* Begin Task material *

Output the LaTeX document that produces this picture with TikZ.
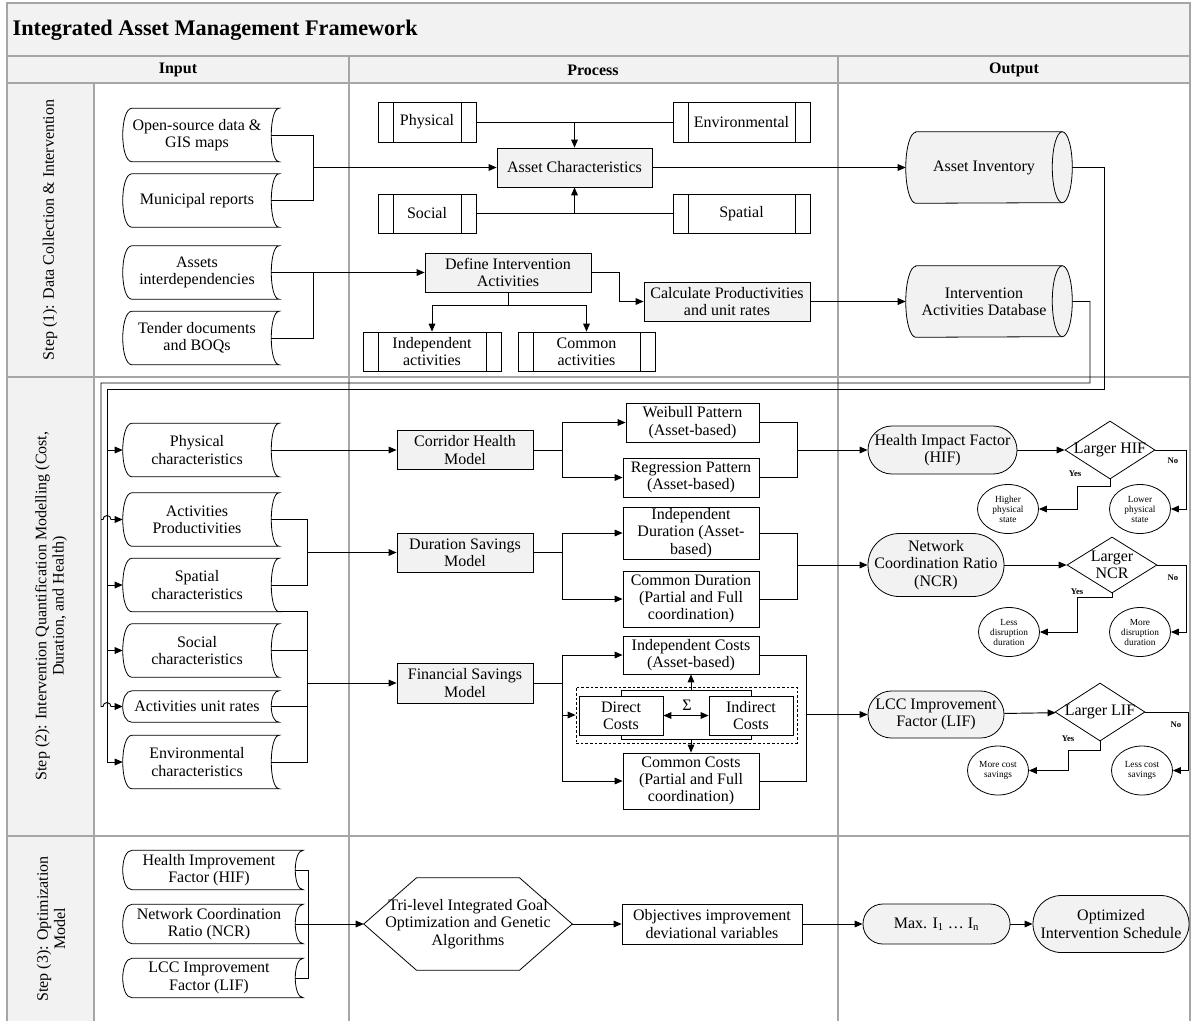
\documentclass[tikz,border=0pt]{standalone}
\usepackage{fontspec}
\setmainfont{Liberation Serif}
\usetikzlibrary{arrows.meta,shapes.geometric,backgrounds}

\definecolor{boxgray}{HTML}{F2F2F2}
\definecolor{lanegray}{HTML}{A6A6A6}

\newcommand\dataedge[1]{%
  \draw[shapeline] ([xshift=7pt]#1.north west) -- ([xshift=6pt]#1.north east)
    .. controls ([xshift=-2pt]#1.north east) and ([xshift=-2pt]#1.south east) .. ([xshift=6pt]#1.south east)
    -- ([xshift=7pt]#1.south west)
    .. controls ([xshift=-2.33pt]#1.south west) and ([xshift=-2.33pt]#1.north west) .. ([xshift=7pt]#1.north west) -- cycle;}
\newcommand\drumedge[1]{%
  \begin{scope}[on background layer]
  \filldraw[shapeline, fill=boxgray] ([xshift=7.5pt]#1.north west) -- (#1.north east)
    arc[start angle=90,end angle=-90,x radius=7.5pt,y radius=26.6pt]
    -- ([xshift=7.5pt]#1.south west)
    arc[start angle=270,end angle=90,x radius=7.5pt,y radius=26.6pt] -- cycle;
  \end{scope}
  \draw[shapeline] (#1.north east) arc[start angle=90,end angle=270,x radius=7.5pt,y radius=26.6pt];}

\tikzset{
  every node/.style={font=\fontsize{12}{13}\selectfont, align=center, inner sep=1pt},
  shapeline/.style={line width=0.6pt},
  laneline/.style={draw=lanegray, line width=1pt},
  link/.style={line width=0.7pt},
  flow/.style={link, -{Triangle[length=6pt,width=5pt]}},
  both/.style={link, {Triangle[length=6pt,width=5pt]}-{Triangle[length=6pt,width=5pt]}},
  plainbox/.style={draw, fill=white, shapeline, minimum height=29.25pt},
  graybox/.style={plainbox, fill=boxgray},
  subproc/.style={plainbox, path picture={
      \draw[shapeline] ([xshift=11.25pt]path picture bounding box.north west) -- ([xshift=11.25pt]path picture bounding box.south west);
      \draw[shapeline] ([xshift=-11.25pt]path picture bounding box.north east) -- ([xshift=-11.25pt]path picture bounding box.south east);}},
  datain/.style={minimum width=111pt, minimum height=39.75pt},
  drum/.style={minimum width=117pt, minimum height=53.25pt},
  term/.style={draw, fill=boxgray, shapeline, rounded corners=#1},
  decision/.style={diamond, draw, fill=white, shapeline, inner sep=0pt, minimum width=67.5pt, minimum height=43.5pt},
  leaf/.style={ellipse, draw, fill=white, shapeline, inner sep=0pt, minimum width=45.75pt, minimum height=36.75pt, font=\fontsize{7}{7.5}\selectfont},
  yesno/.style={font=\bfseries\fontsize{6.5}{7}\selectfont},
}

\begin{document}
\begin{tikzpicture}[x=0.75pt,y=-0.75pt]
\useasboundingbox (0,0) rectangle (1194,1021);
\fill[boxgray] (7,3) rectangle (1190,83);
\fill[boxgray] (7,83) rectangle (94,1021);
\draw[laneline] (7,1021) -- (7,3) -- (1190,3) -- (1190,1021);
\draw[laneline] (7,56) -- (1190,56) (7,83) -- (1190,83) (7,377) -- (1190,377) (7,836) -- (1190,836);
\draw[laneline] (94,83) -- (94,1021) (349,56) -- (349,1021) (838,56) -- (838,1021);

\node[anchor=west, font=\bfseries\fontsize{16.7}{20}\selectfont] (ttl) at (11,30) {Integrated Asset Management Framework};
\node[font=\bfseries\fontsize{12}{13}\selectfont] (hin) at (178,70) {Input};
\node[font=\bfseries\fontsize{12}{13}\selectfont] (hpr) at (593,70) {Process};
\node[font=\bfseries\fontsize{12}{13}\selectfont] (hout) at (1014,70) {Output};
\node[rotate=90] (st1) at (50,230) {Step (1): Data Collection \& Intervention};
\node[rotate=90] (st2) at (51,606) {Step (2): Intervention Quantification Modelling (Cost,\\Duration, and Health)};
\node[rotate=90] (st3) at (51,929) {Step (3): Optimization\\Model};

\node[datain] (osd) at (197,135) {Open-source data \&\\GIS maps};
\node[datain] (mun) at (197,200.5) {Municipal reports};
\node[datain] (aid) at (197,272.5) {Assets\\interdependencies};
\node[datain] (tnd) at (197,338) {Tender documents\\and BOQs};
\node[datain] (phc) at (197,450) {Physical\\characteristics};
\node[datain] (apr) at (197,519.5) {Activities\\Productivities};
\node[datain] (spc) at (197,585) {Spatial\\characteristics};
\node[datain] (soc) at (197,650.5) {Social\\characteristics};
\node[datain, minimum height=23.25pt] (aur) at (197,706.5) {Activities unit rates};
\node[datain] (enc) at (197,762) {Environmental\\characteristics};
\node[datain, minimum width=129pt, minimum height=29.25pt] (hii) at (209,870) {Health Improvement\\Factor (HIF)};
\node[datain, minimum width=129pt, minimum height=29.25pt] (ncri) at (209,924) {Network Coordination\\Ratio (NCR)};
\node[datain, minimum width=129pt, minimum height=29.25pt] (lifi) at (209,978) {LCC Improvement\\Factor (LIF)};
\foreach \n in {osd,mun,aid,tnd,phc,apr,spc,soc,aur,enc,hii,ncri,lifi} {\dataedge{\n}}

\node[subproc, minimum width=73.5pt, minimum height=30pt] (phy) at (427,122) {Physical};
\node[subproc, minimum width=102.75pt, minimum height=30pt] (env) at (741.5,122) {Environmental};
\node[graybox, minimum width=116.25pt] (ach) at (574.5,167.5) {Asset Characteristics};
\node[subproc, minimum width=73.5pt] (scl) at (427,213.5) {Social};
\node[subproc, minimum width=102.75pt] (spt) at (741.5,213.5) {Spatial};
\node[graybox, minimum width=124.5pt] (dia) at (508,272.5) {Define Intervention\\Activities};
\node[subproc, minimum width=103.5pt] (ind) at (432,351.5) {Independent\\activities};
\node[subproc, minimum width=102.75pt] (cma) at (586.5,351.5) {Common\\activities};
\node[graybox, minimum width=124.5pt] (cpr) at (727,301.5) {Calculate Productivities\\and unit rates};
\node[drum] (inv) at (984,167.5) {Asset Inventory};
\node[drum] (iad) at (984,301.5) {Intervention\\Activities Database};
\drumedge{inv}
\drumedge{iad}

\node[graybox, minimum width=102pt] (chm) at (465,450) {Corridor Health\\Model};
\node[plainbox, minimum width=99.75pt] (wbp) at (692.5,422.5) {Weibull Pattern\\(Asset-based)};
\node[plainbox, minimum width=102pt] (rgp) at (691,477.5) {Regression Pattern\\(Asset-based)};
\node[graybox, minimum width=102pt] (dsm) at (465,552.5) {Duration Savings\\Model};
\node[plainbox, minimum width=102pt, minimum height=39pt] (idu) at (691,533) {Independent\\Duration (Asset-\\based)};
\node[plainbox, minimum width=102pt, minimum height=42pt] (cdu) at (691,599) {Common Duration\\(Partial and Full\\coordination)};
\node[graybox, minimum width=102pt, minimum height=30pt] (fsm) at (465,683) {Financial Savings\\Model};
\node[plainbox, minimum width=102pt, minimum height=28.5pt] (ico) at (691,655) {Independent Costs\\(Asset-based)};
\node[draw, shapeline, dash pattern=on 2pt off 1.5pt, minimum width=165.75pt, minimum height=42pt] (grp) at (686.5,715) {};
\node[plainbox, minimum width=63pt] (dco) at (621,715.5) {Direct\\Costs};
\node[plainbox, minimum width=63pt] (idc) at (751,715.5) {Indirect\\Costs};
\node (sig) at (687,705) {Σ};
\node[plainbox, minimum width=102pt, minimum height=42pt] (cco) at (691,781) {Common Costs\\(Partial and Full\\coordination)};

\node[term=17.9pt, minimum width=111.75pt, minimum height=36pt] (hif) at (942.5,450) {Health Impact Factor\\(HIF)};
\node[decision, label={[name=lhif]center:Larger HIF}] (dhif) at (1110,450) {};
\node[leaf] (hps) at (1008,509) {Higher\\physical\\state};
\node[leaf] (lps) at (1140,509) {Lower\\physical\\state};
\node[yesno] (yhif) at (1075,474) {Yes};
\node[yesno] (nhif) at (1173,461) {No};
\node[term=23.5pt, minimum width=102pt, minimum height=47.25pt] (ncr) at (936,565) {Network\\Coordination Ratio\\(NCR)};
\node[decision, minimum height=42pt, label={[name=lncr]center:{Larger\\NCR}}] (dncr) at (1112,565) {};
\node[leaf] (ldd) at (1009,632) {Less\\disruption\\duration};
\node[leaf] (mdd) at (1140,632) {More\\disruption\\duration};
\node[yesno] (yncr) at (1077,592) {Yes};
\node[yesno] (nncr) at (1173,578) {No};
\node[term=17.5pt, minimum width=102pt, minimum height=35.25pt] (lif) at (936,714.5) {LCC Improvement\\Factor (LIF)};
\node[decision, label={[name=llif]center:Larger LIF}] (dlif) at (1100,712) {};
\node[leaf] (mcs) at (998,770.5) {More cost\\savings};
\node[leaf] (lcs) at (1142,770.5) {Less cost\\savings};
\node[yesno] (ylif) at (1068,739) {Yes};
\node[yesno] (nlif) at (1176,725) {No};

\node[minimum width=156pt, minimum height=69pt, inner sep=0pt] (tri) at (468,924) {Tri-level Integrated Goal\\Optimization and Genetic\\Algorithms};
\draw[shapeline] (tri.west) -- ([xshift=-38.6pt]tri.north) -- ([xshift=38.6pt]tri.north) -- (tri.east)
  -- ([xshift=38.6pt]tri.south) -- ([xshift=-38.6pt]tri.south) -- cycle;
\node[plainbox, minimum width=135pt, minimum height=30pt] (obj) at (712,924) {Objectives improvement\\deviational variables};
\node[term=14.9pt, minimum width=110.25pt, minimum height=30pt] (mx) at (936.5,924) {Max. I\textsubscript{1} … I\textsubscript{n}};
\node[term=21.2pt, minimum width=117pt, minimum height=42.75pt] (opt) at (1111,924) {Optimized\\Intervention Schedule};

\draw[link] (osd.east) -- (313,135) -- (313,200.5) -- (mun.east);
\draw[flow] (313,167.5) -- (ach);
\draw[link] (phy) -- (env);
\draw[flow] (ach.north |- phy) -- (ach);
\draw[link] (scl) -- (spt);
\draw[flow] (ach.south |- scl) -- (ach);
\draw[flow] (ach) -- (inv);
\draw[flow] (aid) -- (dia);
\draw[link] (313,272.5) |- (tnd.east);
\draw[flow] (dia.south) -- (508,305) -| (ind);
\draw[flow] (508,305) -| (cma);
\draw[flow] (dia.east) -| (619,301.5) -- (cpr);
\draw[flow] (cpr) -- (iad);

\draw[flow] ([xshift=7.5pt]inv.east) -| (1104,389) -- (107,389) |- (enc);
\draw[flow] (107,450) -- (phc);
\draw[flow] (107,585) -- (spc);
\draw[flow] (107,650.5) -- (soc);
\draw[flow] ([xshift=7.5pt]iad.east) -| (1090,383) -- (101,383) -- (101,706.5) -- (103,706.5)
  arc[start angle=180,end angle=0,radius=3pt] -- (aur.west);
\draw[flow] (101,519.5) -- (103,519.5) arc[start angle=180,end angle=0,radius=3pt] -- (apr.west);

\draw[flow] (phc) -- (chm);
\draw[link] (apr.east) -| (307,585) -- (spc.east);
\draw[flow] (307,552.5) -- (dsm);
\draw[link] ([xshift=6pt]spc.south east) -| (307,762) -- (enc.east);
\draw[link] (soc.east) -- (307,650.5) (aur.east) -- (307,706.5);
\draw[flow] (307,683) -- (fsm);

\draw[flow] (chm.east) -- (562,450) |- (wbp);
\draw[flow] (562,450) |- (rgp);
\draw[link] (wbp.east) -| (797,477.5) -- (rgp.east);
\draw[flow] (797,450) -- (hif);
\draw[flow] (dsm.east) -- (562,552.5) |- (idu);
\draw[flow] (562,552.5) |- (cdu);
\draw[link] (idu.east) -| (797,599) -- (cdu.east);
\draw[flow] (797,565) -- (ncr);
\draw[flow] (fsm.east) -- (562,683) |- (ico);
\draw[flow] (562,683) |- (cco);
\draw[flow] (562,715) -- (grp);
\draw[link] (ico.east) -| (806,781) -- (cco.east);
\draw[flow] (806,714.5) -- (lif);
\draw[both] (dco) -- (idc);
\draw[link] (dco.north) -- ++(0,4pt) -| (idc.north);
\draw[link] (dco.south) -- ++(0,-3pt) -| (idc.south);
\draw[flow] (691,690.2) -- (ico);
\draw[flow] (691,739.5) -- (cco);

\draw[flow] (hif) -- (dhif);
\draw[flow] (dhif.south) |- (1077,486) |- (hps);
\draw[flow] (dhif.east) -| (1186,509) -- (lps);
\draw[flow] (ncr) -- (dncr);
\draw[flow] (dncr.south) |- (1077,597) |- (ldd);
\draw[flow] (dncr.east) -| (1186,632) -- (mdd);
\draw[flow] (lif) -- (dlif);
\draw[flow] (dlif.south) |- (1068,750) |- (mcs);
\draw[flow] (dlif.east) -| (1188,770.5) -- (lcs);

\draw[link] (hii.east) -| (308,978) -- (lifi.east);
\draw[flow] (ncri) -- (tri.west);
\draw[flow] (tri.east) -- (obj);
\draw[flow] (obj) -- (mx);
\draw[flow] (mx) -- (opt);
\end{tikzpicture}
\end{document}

* End Task material *
* Begin Task material *

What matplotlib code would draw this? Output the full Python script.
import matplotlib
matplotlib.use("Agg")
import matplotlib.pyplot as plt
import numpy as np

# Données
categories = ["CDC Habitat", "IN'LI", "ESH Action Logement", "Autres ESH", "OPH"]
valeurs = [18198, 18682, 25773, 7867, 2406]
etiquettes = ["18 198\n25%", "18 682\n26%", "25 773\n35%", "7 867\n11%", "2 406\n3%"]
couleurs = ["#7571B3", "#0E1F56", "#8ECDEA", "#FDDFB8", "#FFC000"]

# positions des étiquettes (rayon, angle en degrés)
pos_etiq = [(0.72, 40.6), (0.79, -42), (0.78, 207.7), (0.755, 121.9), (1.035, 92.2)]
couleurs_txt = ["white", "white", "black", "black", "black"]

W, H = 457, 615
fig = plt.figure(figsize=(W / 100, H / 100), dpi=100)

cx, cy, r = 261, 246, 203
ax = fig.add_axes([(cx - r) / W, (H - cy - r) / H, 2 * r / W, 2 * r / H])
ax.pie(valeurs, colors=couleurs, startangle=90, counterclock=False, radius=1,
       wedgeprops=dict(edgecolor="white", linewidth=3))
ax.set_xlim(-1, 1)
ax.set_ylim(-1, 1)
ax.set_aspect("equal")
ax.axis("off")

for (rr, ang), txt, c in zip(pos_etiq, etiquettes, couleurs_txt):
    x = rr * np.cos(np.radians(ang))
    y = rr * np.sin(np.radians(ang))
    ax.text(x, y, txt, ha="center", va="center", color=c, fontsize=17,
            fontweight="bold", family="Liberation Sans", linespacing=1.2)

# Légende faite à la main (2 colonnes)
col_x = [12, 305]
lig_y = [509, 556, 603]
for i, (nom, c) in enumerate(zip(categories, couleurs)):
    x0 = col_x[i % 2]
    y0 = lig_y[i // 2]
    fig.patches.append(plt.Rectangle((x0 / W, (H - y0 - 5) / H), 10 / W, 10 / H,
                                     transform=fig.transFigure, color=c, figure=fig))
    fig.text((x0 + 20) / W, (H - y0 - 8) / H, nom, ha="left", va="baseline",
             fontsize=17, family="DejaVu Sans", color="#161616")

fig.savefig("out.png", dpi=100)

* End Task material *

> What is needed:
Only the lines between the one with "Output the LaTeX" and the one with "(#1.north east) arc[start", those two included, get copied from the material above. Keep it exact and free of pictures.

> Response:
Output the LaTeX document that produces this picture with TikZ.
\documentclass[tikz,border=0pt]{standalone}
\usepackage{fontspec}
\setmainfont{Liberation Serif}
\usetikzlibrary{arrows.meta,shapes.geometric,backgrounds}

\definecolor{boxgray}{HTML}{F2F2F2}
\definecolor{lanegray}{HTML}{A6A6A6}

\newcommand\dataedge[1]{%
  \draw[shapeline] ([xshift=7pt]#1.north west) -- ([xshift=6pt]#1.north east)
    .. controls ([xshift=-2pt]#1.north east) and ([xshift=-2pt]#1.south east) .. ([xshift=6pt]#1.south east)
    -- ([xshift=7pt]#1.south west)
    .. controls ([xshift=-2.33pt]#1.south west) and ([xshift=-2.33pt]#1.north west) .. ([xshift=7pt]#1.north west) -- cycle;}
\newcommand\drumedge[1]{%
  \begin{scope}[on background layer]
  \filldraw[shapeline, fill=boxgray] ([xshift=7.5pt]#1.north west) -- (#1.north east)
    arc[start angle=90,end angle=-90,x radius=7.5pt,y radius=26.6pt]
    -- ([xshift=7.5pt]#1.south west)
    arc[start angle=270,end angle=90,x radius=7.5pt,y radius=26.6pt] -- cycle;
  \end{scope}
  \draw[shapeline] (#1.north east) arc[start angle=90,end angle=270,x radius=7.5pt,y radius=26.6pt];}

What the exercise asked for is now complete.